Five women died after receiving counterfeit oxytocin injections during C-section deliveries at a government hospital in Kota, Rajasthan [1].
The tragedy highlights critical failures in pharmaceutical quality control and the lethal consequences of counterfeit medicine in public health settings. Because the injections lacked active ingredients, medical staff were unable to stop postpartum hemorrhages, leading to the fatalities.
The deaths occurred over a span of 13 days in May 2026 [3, 4]. According to laboratory tests, the oxytocin batch contained zero active drug and consisted of water only [2, 3]. This lack of potency meant the drug could not induce the uterine contractions necessary to prevent excessive bleeding after surgery [2, 3].
The implicated batch was manufactured by Jackson Laboratories Pvt Ltd, based in Amritsar [1]. Following the deaths, Rajasthan authorities banned the specific drug batch after samples failed potency tests [1].
Medical reports indicate the women suffered severe complications before dying hours after their deliveries. These complications included kidney failure, a collapse of platelets, and a crash in blood pressure [2].
Authorities are currently investigating the supply chain to determine how the counterfeit product entered the government hospital. The incident has prompted a wider review of drug procurement, and testing protocols for critical maternal health medications in the region [1, 5].

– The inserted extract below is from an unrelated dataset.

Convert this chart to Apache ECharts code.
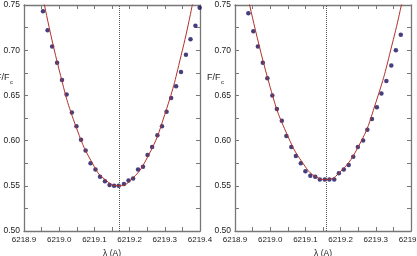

“The oxytocin batch contained zero active drug and consisted of water only.”
This incident underscores the vulnerability of government medical supply chains to counterfeit pharmaceuticals. Oxytocin is a critical, life-saving intervention for postpartum hemorrhage; when the drug is replaced by an inert substance like water, doctors are left without the primary tool to prevent maternal mortality, turning a manageable surgical risk into a fatal event.